begin RECORDED DATA

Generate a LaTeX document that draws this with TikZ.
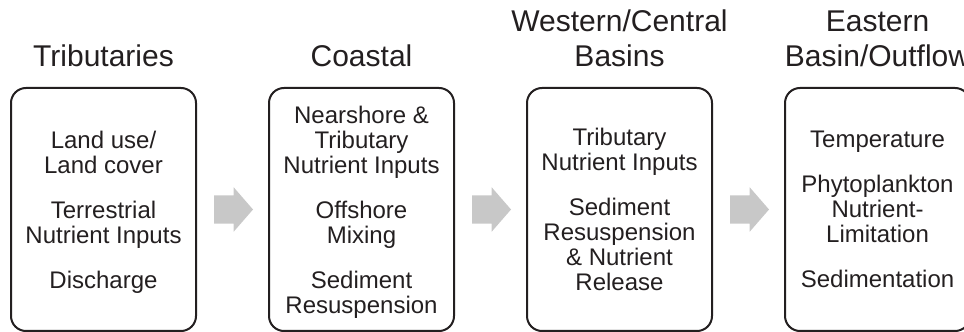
\documentclass[tikz,border=0pt]{standalone}
\usepackage{fontspec}
\setmainfont{Liberation Sans}
\usetikzlibrary{positioning, shapes.arrows}
\definecolor{boxline}{HTML}{231F20}
\definecolor{arrowgray}{HTML}{C8C8C8}

\begin{document}
\begin{tikzpicture}[x=1pt, y=1pt, node distance = 15pt, text=boxline,
	zone/.style={draw=boxline, line width=2pt, rounded corners=15pt, minimum width=185pt, minimum height=243pt, align=center, inner sep=0pt, text depth=0pt, font=\fontsize{24}{25}\selectfont},
	zonetitle/.style={align=center, inner sep=0pt, text depth=0pt, font=\fontsize{30}{35}\selectfont},
	flow/.style={single arrow, fill=arrowgray, draw=none, minimum height=39pt, inner xsep=0pt, inner ysep=14pt, outer sep=0pt, single arrow head extend=8pt, single arrow tip angle=98, single arrow head indent=0pt}]
	\useasboundingbox (0,0) rectangle (964,332);
	
	\node[zone] (trib) at (103.5,122.5) {Land use/\\Land cover\\[20pt]Terrestrial\\Nutrient Inputs\\[20pt]Discharge};
	\node[flow, right=17pt of trib] (arrow1) {};
	\node[zone, right=of arrow1] (coast) {Nearshore \&\\Tributary\\Nutrient Inputs\\[20pt]Offshore\\Mixing\\[20pt]Sediment\\Resuspension};
	\node[flow, right=17pt of coast] (arrow2) {};
	\node[zone, right=of arrow2] (west) {Tributary\\Nutrient Inputs\\[20pt]Sediment\\Resuspension\\\& Nutrient\\Release};
	\node[flow, right=17pt of west] (arrow3) {};
	\node[zone, right=of arrow3] (east) {Temperature\\[20pt]Phytoplankton\\Nutrient-\\Limitation\\[20pt]Sedimentation};
	
	% titles
	\node[zonetitle, above=20pt of trib] (tribTitle) {Tributaries};
	\node[zonetitle, above=20pt of coast] (coastTitle) {Coastal};
	\node[zonetitle, above=20pt of west] (westTitle) {Western/Central\\Basins};
	\node[zonetitle, above=20pt of east] (eastTitle) {Eastern\\Basin/Outflow};
\end{tikzpicture}
\end{document}
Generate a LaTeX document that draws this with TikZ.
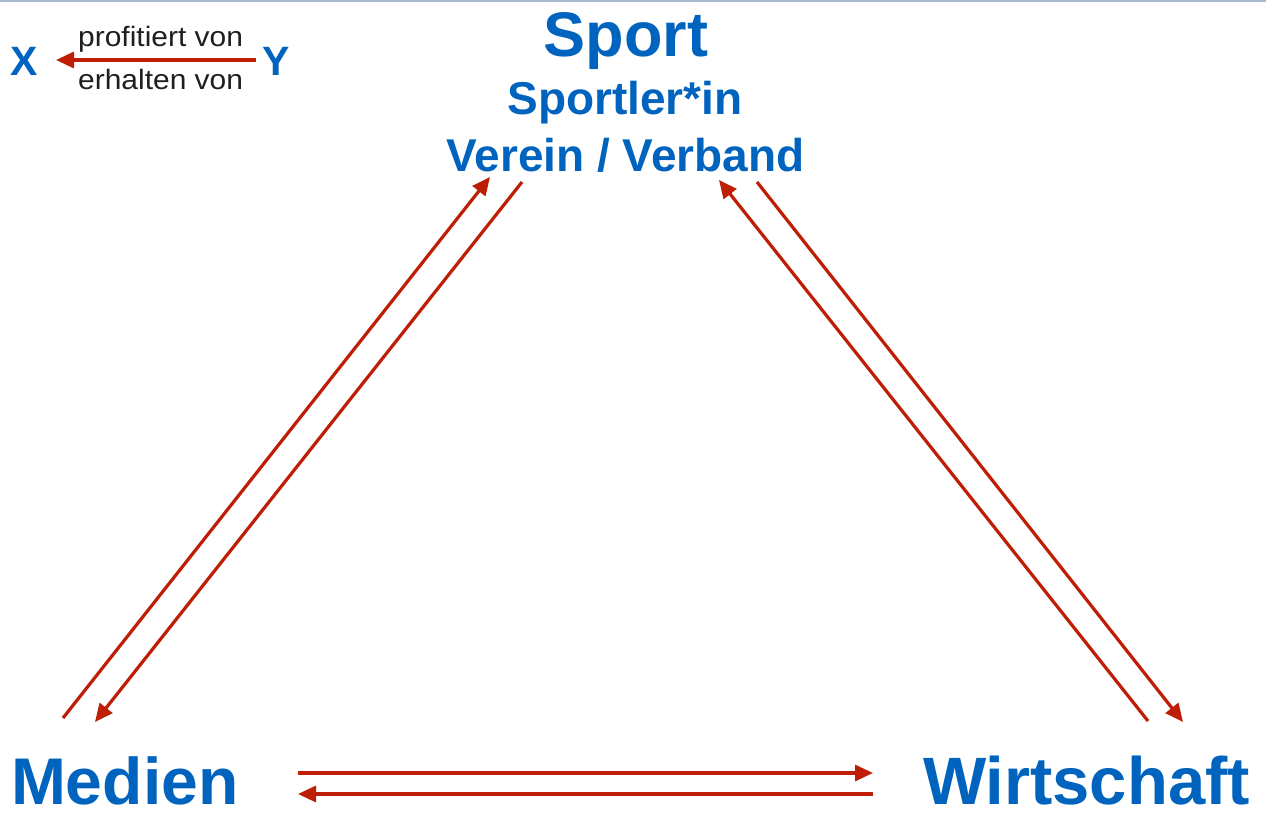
\documentclass[tikz,border=0pt]{standalone}
\usepackage{fontspec}
\setmainfont{Liberation Sans}
\newfontfamily\legfont[FakeStretch=1.07]{Liberation Sans}
\usetikzlibrary{arrows.meta}
\definecolor{tblue}{HTML}{0064BE}
\definecolor{ared}{HTML}{BE1E05}
\definecolor{topline}{HTML}{A9B9D2}
\tikzset{
  lbl/.style={inner sep=0pt, outer sep=0pt, anchor=base, text=tblue, font=\bfseries},
  rel/.style={draw=ared, line width=3.2pt, -{Triangle[length=18pt,width=16pt]}},
  legtext/.style={inner sep=0pt, anchor=base west, text=black!88, font=\legfont\fontsize{28}{30}\selectfont},
}
\begin{document}
\begin{tikzpicture}[x=1pt,y=-1pt]
\useasboundingbox (0,0) rectangle (1266,814);
\fill[white] (0,0) rectangle (1266,814);
\fill[topline] (0,0) rectangle (1266,2.2);
% main labels
\node[lbl, font=\bfseries\fontsize{63}{66}\selectfont] (sport) at (626,56) {Sport};
\node[lbl, font=\bfseries\fontsize{46}{48}\selectfont] (sportler) at (625,114) {Sportler*in};
\node[lbl, font=\bfseries\fontsize{46}{50}\selectfont] (verein) at (625.5,171) {Verein / Verband};
\node[lbl, anchor=base west, text depth=0pt, font=\bfseries\fontsize{66}{70}\selectfont] (medien) at (11,804) {Medien};
\node[lbl, anchor=base east, text depth=0pt, font=\bfseries\fontsize{67}{70}\selectfont] (wirtschaft) at (1250,804) {Wirtschaft};
% legend
\node[lbl, font=\bfseries\fontsize{41}{44}\selectfont] (x) at (24.5,75) {X};
\node[lbl, font=\bfseries\fontsize{41}{44}\selectfont] (y) at (276,75) {Y};
\node[legtext] (prof) at (78,46) {profitiert von};
\node[legtext] (erh) at (78,89) {erhalten von};
\coordinate (ly) at (256,60);
\coordinate (lx) at (56,60);
\draw[rel] (ly) -- (lx);
% arrow endpoints
\coordinate (m1) at (63,718);   \coordinate (s1) at (490,177);
\coordinate (s2) at (522,182);  \coordinate (m2) at (95,722);
\coordinate (w1) at (1148,721); \coordinate (s3) at (719,180);
\coordinate (s4) at (757,182);  \coordinate (w2) at (1183,722);
\coordinate (m3) at (298,773);  \coordinate (w3) at (873,773);
\coordinate (w4) at (873,794);  \coordinate (m4) at (298,794);
\draw[rel] (m1) -- (s1);
\draw[rel] (s2) -- (m2);
\draw[rel] (w1) -- (s3);
\draw[rel] (s4) -- (w2);
\draw[rel] (m3) -- (w3);
\draw[rel] (w4) -- (m4);
\end{tikzpicture}
\end{document}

end RECORDED DATA

TO BE DONE:
Print the entries as they stand, first line through the line holding "right=of arrow3] (east)", with every picture removed.

EXERCISE OUTPUT:
Generate a LaTeX document that draws this with TikZ.
\documentclass[tikz,border=0pt]{standalone}
\usepackage{fontspec}
\setmainfont{Liberation Sans}
\usetikzlibrary{positioning, shapes.arrows}
\definecolor{boxline}{HTML}{231F20}
\definecolor{arrowgray}{HTML}{C8C8C8}

\begin{document}
\begin{tikzpicture}[x=1pt, y=1pt, node distance = 15pt, text=boxline,
	zone/.style={draw=boxline, line width=2pt, rounded corners=15pt, minimum width=185pt, minimum height=243pt, align=center, inner sep=0pt, text depth=0pt, font=\fontsize{24}{25}\selectfont},
	zonetitle/.style={align=center, inner sep=0pt, text depth=0pt, font=\fontsize{30}{35}\selectfont},
	flow/.style={single arrow, fill=arrowgray, draw=none, minimum height=39pt, inner xsep=0pt, inner ysep=14pt, outer sep=0pt, single arrow head extend=8pt, single arrow tip angle=98, single arrow head indent=0pt}]
	\useasboundingbox (0,0) rectangle (964,332);
	
	\node[zone] (trib) at (103.5,122.5) {Land use/\\Land cover\\[20pt]Terrestrial\\Nutrient Inputs\\[20pt]Discharge};
	\node[flow, right=17pt of trib] (arrow1) {};
	\node[zone, right=of arrow1] (coast) {Nearshore \&\\Tributary\\Nutrient Inputs\\[20pt]Offshore\\Mixing\\[20pt]Sediment\\Resuspension};
	\node[flow, right=17pt of coast] (arrow2) {};
	\node[zone, right=of arrow2] (west) {Tributary\\Nutrient Inputs\\[20pt]Sediment\\Resuspension\\\& Nutrient\\Release};
	\node[flow, right=17pt of west] (arrow3) {};
	\node[zone, right=of arrow3] (east) {Temperature\\[20pt]Phytoplankton\\Nutrient-\\Limitation\\[20pt]Sedimentation};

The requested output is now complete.